What you need to do - Using the data below, return word for word every line from the one holding "What Plotly code" down to the one holding "good was the". Leave pictures out.

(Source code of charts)

--

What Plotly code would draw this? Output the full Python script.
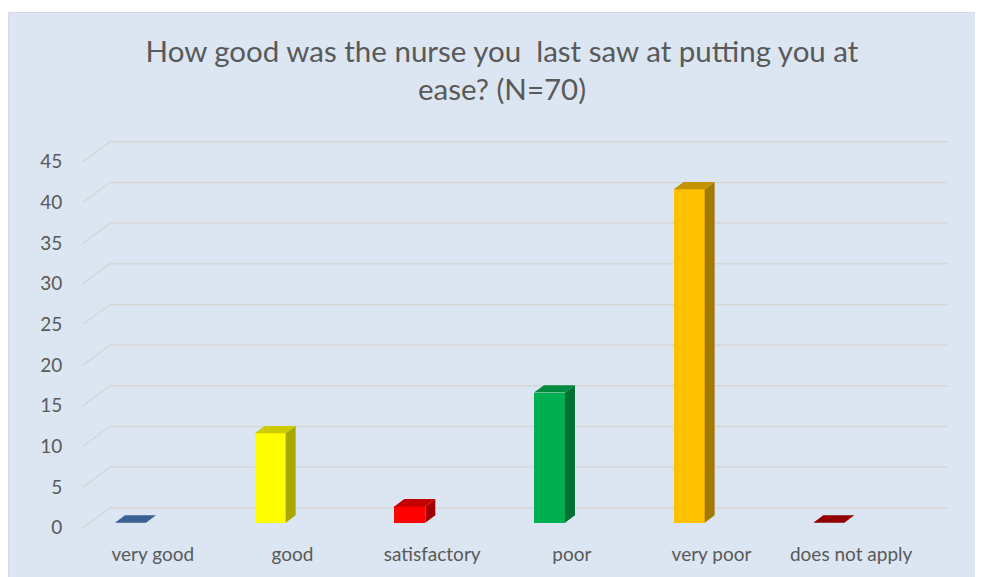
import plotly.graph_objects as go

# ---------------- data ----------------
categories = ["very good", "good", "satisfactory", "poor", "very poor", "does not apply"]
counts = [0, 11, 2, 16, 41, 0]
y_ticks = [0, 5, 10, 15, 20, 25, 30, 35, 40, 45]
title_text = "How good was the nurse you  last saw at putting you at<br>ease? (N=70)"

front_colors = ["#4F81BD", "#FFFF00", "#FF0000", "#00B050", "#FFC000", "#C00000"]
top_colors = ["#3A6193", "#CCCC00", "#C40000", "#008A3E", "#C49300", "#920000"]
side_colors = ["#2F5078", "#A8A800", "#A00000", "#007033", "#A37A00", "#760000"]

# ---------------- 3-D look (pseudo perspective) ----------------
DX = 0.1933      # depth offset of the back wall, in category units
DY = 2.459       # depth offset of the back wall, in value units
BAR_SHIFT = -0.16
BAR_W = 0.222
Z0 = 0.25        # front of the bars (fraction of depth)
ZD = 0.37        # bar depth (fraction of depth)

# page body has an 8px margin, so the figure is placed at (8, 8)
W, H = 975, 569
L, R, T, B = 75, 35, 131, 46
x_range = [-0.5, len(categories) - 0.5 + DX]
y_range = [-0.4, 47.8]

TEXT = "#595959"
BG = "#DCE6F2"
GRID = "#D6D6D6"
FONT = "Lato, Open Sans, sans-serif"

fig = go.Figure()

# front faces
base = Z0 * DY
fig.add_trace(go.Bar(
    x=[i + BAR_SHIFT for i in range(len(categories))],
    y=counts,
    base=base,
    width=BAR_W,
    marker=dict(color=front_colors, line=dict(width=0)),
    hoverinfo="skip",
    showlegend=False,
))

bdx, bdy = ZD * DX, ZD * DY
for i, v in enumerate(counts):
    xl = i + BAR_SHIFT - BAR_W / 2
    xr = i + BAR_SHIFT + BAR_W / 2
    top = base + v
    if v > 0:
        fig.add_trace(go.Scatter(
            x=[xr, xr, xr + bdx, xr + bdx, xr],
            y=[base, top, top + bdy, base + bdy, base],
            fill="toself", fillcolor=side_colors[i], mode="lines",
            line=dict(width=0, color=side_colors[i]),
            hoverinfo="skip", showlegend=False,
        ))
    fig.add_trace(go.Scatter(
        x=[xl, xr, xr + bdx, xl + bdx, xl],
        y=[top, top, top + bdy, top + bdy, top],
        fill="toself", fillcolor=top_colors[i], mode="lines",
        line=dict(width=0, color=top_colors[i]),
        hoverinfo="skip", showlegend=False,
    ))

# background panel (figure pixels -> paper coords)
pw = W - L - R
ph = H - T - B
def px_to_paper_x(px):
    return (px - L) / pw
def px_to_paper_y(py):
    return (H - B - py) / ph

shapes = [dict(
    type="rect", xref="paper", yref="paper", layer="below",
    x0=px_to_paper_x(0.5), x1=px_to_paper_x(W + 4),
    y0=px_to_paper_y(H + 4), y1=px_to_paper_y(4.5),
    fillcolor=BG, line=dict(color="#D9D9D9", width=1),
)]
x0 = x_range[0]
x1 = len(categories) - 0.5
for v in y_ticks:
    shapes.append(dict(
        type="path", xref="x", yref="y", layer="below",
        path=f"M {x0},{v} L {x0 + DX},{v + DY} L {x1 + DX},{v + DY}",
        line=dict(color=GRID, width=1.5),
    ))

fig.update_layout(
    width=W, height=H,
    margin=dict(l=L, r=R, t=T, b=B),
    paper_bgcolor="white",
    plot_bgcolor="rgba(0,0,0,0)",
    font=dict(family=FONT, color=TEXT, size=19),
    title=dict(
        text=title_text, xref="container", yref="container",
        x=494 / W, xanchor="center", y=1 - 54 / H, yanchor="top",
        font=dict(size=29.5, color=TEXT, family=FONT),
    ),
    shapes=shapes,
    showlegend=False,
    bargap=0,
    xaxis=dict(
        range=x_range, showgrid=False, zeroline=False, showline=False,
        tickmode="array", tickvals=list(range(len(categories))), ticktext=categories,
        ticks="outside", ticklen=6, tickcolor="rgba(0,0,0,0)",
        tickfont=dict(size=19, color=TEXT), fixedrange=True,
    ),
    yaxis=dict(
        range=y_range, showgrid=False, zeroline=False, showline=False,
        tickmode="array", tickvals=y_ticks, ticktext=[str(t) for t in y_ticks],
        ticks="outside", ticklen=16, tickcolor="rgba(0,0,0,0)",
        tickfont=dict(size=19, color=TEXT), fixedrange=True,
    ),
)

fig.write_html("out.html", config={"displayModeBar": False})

--

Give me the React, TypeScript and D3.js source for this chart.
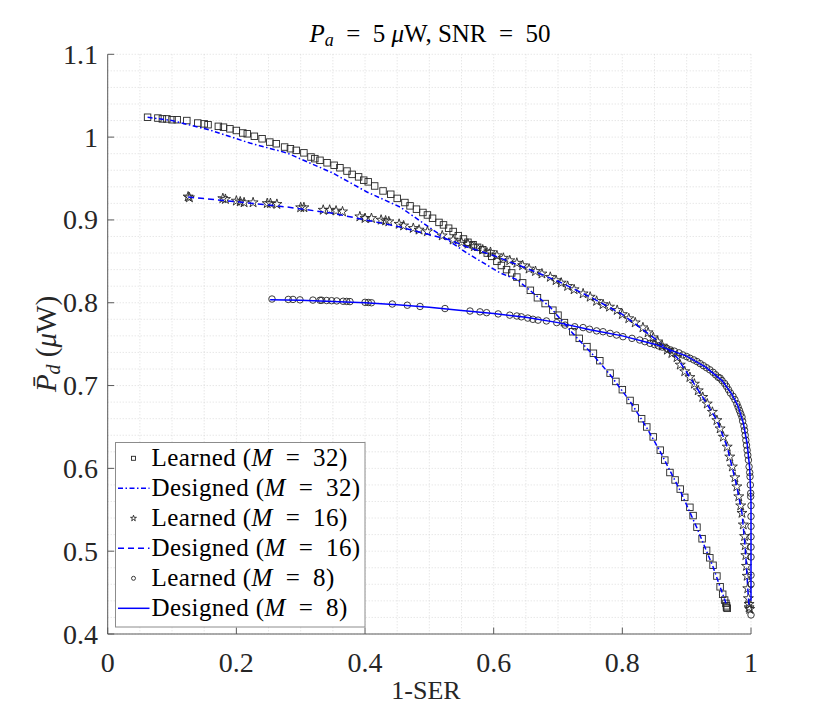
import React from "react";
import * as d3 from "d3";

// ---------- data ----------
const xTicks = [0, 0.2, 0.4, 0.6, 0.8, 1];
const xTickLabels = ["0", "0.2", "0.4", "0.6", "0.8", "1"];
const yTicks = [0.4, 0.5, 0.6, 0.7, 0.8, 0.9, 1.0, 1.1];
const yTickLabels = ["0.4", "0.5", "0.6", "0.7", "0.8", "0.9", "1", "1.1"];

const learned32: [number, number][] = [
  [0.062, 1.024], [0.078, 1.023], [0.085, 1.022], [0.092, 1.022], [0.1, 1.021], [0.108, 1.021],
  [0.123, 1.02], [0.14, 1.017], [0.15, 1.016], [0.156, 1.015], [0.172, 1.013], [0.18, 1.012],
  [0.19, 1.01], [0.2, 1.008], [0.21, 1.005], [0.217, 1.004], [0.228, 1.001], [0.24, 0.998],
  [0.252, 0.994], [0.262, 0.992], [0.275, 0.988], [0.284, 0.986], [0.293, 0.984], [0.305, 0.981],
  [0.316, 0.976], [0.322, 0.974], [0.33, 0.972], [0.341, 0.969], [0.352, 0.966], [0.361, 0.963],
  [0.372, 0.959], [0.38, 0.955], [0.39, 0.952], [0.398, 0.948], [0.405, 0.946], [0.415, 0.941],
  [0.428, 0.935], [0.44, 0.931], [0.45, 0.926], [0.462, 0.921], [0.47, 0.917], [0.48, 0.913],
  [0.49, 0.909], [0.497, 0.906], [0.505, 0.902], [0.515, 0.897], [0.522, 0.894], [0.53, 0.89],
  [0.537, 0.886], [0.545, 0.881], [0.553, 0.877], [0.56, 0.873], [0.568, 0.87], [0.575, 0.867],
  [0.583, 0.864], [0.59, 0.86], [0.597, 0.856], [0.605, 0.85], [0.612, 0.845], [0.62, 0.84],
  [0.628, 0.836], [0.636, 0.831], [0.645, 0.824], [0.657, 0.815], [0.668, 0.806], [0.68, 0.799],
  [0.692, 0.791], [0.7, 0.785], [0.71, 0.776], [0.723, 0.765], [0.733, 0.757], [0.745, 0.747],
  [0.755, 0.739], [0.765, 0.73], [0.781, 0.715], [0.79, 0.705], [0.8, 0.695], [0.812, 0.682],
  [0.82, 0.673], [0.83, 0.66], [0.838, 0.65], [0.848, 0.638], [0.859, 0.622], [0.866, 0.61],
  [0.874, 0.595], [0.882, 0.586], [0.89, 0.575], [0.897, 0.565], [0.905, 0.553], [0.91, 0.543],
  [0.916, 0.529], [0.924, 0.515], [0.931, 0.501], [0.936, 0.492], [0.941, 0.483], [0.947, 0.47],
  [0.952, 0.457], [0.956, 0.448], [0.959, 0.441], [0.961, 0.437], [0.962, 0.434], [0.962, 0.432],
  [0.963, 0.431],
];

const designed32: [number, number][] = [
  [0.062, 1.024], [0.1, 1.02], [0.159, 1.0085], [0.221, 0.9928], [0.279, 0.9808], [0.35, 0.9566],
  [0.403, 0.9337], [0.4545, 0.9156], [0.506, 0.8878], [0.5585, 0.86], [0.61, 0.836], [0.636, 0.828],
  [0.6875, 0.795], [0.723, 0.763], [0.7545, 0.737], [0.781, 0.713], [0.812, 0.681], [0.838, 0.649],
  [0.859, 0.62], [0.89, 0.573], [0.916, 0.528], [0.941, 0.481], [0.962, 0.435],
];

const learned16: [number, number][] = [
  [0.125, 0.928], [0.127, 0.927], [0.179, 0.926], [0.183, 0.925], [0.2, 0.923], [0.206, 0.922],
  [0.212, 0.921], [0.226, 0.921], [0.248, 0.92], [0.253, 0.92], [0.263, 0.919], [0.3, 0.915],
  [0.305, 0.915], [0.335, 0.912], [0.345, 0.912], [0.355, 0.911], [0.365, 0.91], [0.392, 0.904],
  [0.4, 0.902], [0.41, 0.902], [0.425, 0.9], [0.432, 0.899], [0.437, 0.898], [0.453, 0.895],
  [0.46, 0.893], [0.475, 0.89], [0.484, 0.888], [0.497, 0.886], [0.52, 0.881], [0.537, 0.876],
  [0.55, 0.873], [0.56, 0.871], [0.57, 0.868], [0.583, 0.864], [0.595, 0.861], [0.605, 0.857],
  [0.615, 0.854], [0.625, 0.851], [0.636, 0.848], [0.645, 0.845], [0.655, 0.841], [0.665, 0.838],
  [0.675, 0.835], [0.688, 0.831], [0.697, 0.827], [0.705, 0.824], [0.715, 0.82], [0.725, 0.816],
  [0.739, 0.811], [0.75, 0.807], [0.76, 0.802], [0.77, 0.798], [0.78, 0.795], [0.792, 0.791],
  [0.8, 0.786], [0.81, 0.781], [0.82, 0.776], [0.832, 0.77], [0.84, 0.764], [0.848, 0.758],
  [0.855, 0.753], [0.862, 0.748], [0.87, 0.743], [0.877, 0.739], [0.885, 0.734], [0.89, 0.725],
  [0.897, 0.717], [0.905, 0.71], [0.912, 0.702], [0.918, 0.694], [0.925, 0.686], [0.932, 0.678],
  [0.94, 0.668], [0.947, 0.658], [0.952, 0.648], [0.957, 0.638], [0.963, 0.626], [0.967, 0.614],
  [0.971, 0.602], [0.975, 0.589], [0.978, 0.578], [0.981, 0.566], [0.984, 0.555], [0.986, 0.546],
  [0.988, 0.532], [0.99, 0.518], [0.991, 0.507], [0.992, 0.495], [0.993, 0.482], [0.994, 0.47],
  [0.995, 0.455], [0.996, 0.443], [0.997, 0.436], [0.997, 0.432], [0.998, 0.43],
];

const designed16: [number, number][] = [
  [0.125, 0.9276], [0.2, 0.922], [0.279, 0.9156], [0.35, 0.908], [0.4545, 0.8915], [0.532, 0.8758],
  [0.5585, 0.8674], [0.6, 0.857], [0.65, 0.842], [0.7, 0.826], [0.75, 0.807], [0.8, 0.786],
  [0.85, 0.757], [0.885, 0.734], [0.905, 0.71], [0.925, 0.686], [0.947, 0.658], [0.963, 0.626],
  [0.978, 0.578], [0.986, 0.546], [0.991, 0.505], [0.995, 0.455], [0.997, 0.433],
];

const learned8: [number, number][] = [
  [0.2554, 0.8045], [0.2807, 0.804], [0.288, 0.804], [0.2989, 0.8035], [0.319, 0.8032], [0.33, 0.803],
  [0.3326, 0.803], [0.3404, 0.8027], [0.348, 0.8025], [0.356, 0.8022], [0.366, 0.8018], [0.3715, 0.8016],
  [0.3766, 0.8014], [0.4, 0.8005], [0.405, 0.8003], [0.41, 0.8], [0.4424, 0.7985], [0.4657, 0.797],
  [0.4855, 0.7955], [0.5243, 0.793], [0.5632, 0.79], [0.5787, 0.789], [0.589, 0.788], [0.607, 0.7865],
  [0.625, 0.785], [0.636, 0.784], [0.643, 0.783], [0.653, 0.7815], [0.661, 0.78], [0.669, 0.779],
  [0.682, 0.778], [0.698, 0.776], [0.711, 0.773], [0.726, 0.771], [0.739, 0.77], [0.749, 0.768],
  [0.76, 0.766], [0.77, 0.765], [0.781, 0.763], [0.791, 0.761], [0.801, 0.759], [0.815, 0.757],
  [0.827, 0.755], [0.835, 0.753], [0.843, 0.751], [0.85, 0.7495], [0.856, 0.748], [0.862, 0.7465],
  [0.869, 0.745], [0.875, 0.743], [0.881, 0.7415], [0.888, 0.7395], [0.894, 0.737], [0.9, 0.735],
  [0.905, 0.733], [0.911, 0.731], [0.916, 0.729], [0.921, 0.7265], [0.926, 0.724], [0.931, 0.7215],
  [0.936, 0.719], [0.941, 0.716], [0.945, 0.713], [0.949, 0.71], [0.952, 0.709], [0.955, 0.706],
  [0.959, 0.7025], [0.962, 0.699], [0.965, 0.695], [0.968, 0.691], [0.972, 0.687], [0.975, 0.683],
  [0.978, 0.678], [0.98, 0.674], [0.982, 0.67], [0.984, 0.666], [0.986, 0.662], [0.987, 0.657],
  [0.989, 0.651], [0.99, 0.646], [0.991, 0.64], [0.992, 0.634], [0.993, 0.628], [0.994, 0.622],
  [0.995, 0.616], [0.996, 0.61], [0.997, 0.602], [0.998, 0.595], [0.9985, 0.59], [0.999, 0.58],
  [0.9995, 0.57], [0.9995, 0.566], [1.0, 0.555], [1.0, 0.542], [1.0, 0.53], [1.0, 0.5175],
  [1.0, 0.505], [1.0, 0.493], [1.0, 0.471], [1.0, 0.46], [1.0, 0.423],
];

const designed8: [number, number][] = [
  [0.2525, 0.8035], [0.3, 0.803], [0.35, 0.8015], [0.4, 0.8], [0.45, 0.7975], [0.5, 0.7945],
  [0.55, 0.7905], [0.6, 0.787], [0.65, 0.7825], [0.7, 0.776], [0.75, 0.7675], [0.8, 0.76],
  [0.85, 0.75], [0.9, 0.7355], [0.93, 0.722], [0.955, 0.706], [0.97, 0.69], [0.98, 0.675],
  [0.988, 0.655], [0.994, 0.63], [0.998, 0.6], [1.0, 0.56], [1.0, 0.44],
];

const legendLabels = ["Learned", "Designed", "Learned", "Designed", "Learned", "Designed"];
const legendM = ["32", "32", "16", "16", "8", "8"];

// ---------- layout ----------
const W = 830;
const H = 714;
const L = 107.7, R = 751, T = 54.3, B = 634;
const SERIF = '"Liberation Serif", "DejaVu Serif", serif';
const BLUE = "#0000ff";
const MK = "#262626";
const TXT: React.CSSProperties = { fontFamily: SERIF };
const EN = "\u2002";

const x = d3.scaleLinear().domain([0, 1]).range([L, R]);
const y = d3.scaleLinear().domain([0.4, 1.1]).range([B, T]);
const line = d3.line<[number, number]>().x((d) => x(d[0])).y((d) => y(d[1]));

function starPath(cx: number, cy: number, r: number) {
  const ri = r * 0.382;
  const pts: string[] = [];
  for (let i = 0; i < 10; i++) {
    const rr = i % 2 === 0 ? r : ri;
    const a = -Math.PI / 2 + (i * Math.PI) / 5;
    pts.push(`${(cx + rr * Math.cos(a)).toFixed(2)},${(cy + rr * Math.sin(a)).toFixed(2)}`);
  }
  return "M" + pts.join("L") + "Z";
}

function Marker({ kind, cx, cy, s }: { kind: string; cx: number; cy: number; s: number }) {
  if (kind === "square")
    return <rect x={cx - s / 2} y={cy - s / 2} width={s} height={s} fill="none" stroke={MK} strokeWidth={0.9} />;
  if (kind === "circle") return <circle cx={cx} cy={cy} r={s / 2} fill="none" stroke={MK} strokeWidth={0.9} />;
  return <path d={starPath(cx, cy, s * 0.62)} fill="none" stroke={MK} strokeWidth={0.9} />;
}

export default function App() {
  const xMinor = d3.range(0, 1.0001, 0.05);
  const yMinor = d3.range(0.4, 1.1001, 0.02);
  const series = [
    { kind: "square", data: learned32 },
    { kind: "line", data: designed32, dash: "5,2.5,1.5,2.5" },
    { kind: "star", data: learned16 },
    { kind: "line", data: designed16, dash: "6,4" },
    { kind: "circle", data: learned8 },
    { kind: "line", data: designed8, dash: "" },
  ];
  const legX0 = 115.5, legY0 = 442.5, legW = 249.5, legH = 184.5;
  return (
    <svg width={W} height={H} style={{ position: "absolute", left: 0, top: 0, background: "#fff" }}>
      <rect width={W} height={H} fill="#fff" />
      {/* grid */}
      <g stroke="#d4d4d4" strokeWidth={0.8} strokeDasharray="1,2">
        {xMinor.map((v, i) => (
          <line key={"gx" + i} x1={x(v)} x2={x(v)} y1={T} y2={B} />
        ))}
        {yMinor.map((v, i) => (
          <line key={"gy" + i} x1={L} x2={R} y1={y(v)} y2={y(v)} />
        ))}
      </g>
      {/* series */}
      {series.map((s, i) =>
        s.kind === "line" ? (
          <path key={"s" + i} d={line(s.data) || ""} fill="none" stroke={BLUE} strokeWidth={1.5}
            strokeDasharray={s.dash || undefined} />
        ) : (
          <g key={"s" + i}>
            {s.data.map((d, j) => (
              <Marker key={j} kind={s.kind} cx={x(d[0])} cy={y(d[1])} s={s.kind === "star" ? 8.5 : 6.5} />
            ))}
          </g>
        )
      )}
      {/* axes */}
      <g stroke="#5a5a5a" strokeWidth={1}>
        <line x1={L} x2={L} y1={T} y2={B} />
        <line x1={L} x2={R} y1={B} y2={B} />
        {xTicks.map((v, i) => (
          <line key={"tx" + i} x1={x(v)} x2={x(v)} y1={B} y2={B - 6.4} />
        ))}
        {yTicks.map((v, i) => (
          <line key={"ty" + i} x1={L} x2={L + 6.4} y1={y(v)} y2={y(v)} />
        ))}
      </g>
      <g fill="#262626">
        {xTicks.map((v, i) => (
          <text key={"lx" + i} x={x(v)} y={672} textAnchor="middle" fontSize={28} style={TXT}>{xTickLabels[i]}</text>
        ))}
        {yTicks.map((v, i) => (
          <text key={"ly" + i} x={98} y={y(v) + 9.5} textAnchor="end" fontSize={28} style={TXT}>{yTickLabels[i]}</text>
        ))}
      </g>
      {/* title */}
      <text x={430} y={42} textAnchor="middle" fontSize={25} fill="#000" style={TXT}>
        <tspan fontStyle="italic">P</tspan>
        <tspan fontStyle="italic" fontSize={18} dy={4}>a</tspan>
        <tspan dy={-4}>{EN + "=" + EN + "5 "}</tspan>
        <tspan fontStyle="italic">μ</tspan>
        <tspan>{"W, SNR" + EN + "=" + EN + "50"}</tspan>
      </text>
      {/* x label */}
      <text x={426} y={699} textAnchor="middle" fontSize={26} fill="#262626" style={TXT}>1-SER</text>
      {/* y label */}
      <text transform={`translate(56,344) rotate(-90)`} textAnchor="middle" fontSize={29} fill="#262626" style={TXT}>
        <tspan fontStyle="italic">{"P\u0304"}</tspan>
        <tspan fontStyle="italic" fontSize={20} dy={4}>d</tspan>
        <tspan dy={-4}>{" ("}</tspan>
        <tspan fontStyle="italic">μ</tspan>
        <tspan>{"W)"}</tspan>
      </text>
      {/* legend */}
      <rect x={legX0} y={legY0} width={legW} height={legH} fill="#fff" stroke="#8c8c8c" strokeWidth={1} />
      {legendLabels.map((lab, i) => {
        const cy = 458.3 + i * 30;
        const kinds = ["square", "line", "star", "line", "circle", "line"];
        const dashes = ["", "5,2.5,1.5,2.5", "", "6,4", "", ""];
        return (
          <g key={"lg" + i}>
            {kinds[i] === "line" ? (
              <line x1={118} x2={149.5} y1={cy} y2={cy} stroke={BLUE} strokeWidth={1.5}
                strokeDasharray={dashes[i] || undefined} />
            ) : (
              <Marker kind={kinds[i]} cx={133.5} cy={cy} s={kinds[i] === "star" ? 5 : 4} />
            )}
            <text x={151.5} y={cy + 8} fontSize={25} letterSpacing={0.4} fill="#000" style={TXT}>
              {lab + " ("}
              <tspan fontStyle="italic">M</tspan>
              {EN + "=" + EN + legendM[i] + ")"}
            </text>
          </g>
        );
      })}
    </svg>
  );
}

--

Exercise response -
What Plotly code would draw this? Output the full Python script.
import plotly.graph_objects as go

# ---------------- data ----------------
categories = ["very good", "good", "satisfactory", "poor", "very poor", "does not apply"]
counts = [0, 11, 2, 16, 41, 0]
y_ticks = [0, 5, 10, 15, 20, 25, 30, 35, 40, 45]
title_text = "How good was the nurse you  last saw at putting you at<br>ease? (N=70)"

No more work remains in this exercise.